◆ WHAT YOU WILL DO ◆
Every line of the material that follows must be printed again exactly.

◆ DATASET SECTION ◆
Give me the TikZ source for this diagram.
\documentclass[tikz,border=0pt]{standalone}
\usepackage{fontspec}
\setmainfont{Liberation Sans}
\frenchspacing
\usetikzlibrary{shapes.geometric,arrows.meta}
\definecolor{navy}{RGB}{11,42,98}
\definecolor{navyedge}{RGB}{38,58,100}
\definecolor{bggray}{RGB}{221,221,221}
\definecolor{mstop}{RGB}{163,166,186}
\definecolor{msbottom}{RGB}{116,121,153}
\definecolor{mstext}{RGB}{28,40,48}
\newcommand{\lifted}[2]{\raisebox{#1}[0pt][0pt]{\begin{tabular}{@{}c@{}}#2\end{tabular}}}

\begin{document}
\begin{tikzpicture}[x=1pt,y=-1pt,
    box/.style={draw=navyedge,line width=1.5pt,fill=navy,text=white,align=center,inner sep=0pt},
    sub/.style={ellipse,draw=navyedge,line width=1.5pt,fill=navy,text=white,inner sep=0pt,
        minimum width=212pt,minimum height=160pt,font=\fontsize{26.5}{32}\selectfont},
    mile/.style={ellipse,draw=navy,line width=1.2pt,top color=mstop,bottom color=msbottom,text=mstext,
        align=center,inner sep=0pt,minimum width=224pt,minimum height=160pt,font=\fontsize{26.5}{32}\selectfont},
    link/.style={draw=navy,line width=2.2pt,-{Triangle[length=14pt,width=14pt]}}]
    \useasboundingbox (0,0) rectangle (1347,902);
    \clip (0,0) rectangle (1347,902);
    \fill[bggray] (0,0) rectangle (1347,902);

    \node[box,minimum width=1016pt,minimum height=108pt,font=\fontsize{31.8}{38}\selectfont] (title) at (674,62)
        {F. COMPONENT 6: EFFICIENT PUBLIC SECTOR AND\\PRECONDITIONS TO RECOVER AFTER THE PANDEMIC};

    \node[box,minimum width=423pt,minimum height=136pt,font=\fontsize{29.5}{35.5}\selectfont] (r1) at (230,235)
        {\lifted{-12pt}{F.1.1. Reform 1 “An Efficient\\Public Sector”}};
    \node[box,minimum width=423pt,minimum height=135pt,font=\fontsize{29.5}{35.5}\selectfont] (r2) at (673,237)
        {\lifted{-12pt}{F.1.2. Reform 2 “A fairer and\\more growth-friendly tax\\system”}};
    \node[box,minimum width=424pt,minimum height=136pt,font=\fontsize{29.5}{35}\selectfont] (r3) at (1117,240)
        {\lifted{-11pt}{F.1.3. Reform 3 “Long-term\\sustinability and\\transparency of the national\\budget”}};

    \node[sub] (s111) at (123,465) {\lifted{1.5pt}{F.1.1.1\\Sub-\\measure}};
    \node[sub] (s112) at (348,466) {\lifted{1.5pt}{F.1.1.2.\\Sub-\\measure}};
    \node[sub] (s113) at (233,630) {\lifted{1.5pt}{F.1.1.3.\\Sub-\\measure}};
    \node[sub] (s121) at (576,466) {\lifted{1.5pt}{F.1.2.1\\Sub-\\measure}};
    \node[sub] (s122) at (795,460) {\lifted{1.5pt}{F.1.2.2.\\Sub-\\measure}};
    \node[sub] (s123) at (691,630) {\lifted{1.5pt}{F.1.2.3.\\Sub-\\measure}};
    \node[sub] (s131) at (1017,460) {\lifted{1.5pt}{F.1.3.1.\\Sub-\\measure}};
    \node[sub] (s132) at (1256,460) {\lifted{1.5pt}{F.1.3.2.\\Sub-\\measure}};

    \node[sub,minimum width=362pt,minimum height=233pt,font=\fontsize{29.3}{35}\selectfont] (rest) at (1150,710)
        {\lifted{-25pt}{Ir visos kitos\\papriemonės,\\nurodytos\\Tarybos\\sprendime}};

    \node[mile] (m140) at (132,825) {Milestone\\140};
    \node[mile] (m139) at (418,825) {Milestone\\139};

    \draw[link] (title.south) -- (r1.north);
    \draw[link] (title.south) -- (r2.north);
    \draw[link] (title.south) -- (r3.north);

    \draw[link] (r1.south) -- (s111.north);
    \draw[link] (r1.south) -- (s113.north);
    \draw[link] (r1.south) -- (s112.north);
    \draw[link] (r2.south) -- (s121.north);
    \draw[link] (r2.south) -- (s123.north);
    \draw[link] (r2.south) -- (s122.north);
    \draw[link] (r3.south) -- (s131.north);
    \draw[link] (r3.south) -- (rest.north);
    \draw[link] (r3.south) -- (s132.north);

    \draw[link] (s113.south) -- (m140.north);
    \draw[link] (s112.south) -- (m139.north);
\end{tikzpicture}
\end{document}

◆ WRITTEN SOLUTION ◆
Give me the TikZ source for this diagram.
\documentclass[tikz,border=0pt]{standalone}
\usepackage{fontspec}
\setmainfont{Liberation Sans}
\frenchspacing
\usetikzlibrary{shapes.geometric,arrows.meta}
\definecolor{navy}{RGB}{11,42,98}
\definecolor{navyedge}{RGB}{38,58,100}
\definecolor{bggray}{RGB}{221,221,221}
\definecolor{mstop}{RGB}{163,166,186}
\definecolor{msbottom}{RGB}{116,121,153}
\definecolor{mstext}{RGB}{28,40,48}
\newcommand{\lifted}[2]{\raisebox{#1}[0pt][0pt]{\begin{tabular}{@{}c@{}}#2\end{tabular}}}

\begin{document}
\begin{tikzpicture}[x=1pt,y=-1pt,
    box/.style={draw=navyedge,line width=1.5pt,fill=navy,text=white,align=center,inner sep=0pt},
    sub/.style={ellipse,draw=navyedge,line width=1.5pt,fill=navy,text=white,inner sep=0pt,
        minimum width=212pt,minimum height=160pt,font=\fontsize{26.5}{32}\selectfont},
    mile/.style={ellipse,draw=navy,line width=1.2pt,top color=mstop,bottom color=msbottom,text=mstext,
        align=center,inner sep=0pt,minimum width=224pt,minimum height=160pt,font=\fontsize{26.5}{32}\selectfont},
    link/.style={draw=navy,line width=2.2pt,-{Triangle[length=14pt,width=14pt]}}]
    \useasboundingbox (0,0) rectangle (1347,902);
    \clip (0,0) rectangle (1347,902);
    \fill[bggray] (0,0) rectangle (1347,902);

    \node[box,minimum width=1016pt,minimum height=108pt,font=\fontsize{31.8}{38}\selectfont] (title) at (674,62)
        {F. COMPONENT 6: EFFICIENT PUBLIC SECTOR AND\\PRECONDITIONS TO RECOVER AFTER THE PANDEMIC};

    \node[box,minimum width=423pt,minimum height=136pt,font=\fontsize{29.5}{35.5}\selectfont] (r1) at (230,235)
        {\lifted{-12pt}{F.1.1. Reform 1 “An Efficient\\Public Sector”}};
    \node[box,minimum width=423pt,minimum height=135pt,font=\fontsize{29.5}{35.5}\selectfont] (r2) at (673,237)
        {\lifted{-12pt}{F.1.2. Reform 2 “A fairer and\\more growth-friendly tax\\system”}};
    \node[box,minimum width=424pt,minimum height=136pt,font=\fontsize{29.5}{35}\selectfont] (r3) at (1117,240)
        {\lifted{-11pt}{F.1.3. Reform 3 “Long-term\\sustinability and\\transparency of the national\\budget”}};

    \node[sub] (s111) at (123,465) {\lifted{1.5pt}{F.1.1.1\\Sub-\\measure}};
    \node[sub] (s112) at (348,466) {\lifted{1.5pt}{F.1.1.2.\\Sub-\\measure}};
    \node[sub] (s113) at (233,630) {\lifted{1.5pt}{F.1.1.3.\\Sub-\\measure}};
    \node[sub] (s121) at (576,466) {\lifted{1.5pt}{F.1.2.1\\Sub-\\measure}};
    \node[sub] (s122) at (795,460) {\lifted{1.5pt}{F.1.2.2.\\Sub-\\measure}};
    \node[sub] (s123) at (691,630) {\lifted{1.5pt}{F.1.2.3.\\Sub-\\measure}};
    \node[sub] (s131) at (1017,460) {\lifted{1.5pt}{F.1.3.1.\\Sub-\\measure}};
    \node[sub] (s132) at (1256,460) {\lifted{1.5pt}{F.1.3.2.\\Sub-\\measure}};

    \node[sub,minimum width=362pt,minimum height=233pt,font=\fontsize{29.3}{35}\selectfont] (rest) at (1150,710)
        {\lifted{-25pt}{Ir visos kitos\\papriemonės,\\nurodytos\\Tarybos\\sprendime}};

    \node[mile] (m140) at (132,825) {Milestone\\140};
    \node[mile] (m139) at (418,825) {Milestone\\139};

    \draw[link] (title.south) -- (r1.north);
    \draw[link] (title.south) -- (r2.north);
    \draw[link] (title.south) -- (r3.north);

    \draw[link] (r1.south) -- (s111.north);
    \draw[link] (r1.south) -- (s113.north);
    \draw[link] (r1.south) -- (s112.north);
    \draw[link] (r2.south) -- (s121.north);
    \draw[link] (r2.south) -- (s123.north);
    \draw[link] (r2.south) -- (s122.north);
    \draw[link] (r3.south) -- (s131.north);
    \draw[link] (r3.south) -- (rest.north);
    \draw[link] (r3.south) -- (s132.north);

    \draw[link] (s113.south) -- (m140.north);
    \draw[link] (s112.south) -- (m139.north);
\end{tikzpicture}
\end{document}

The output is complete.